Netflix / Fenzo

Extensible Scheduler for Mesos Frameworks
700 stars 116 forks source link

Pluggable ENI fitness evaluator #169

Open tbak opened 6 years ago

tbak commented 6 years ago

Feature request

Fenzo supports a concept of preferential named consumable resource, which models a collection of two-level resources. The top level resource is tagged with a name during task placement process, which defines some sort of its runtime profile. Multiple tasks matching the same profile can be associated with the same consumable resource, and be allocated portion of its subresources.

For example, in AWS an ENI and its security group can be modeled as two level resource. The ENI interface models the resource, the subresource is a number of IPs that can be associated with an ENI interface, and the runtime profile is defined by security group(s) associated with an ENI. Tasks with identical security groups placed on the same agent, may thus share single ENI interface until pool of available IPs (sub-resources) is exhausted. When the last task associated with an ENI interface is terminated, its runtime profile becomes undefined again.

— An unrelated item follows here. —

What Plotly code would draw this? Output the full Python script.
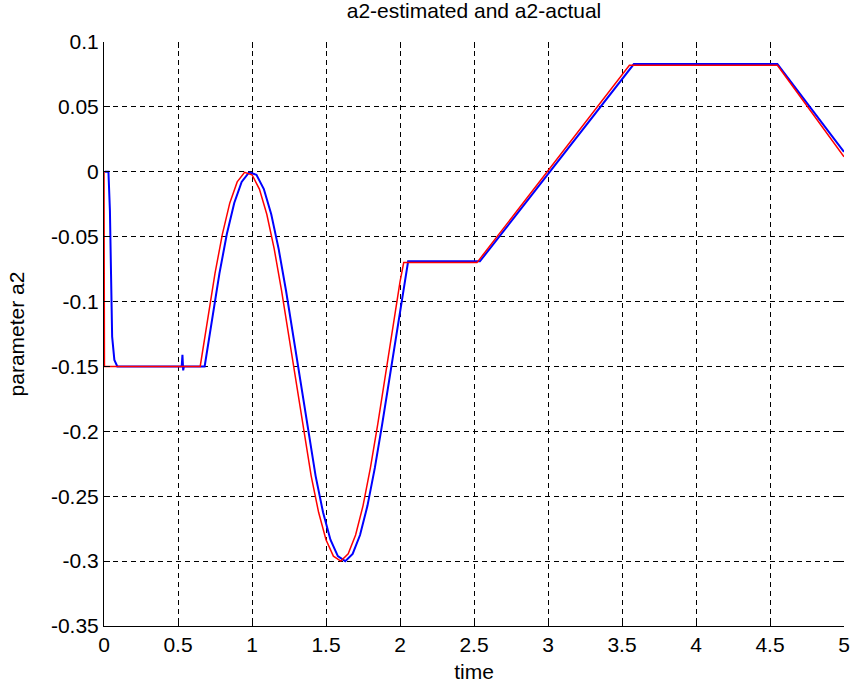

As calling AWS API is expensive, it makes sense to reduce the amount of network stack configuration related calls by reusing already provisioned resources. This means Fenzo should promote task placement on an agent/ENI slot which already holds required resources. As Fenzo has limited insight into it (unless a task is already associated with an ENI), we need a pluggable API to externalize this evaluation process.

Implementation proposal

To achieve this goal, two new callback interface are proposed. PreferentialNamedConsumableResourceEvaluator computes fitness score for each valid task/ENI assignments. SchedulingEventListener provides notifications from within the scheduling loop, so newly placed tasks can be accounted for during fitness calculation process.

/**
 * Evaluator for {@link PreferentialNamedConsumableResource} selection process. Given an agent with matching
 * ENI slot (either empty or with a matching name), this evaluator computes the fitness score.
 * A custom implementation can provide fitness calculators augmented with additional information not available to
 * Fenzo for making best placement decision.
 *
 * <h1>Example</h1>
 * {@link PreferentialNamedConsumableResource} can be used to model AWS ENI interfaces together with IP and security
 * group assignments. To minimize number of AWS API calls and to improve efficiency, it is beneficial to place a task
 * on an agent which has ENI profile with matching security group profile so the ENI can be reused. Or if a task
 * is terminated, but agent releases its resources lazily, they can be reused by another task with a matching profile.
 */
public interface PreferentialNamedConsumableResourceEvaluator {

    /**
     * Provide fitness score for an idle consumable resource.
     *
     * @param hostname hostname of an agent
     * @param resourceName name to be associated with a resource with the given index
     * @param index a consumable resource index
     * @param subResourcesNeeded an amount of sub-resources required by a scheduled task
     * @param subResourcesLimit a total amount of sub-resources available
     * @return fitness score
     */
    double evaluateIdle(String hostname, String resourceName, int index, double subResourcesNeeded, double subResourcesLimit);

    /**
     * Provide fitness score for a consumable resource that is already associated with some tasks. These tasks and
     * the current one having profiles so can share the resource.
     *
     * @param hostname hostname of an agent
     * @param resourceName name associated with a resource with the given index
     * @param index a consumable resource index
     * @param subResourcesNeeded an amount of sub-resources required by a scheduled task
     * @param subResourcesUsed an amount of sub-resources already used by other tasks
     * @param subResourcesLimit a total amount of sub-resources available
     * @return fitness score
     */
    double evaluate(String hostname, String resourceName, int index, double subResourcesNeeded, double subResourcesUsed, double subResourcesLimit);
}
/**
 * A callback API providing notification about Fenzo task placement decisions during the scheduling process.
 */
public interface SchedulingEventListener {

    /**
     * Called before a new scheduling iteration is started.
     */
    void onScheduleStart();

    /**
     * Called when a new task placement decision is made (a task gets resources allocated on a server).
     *
     * @param taskAssignmentResult task assignment result
     */
    void onAssignment(TaskAssignmentResult taskAssignmentResult);

    /**
     * Called when the scheduling iteration completes.
     */
    void onScheduleFinish();
}
corindwyer commented 6 years ago

LGTM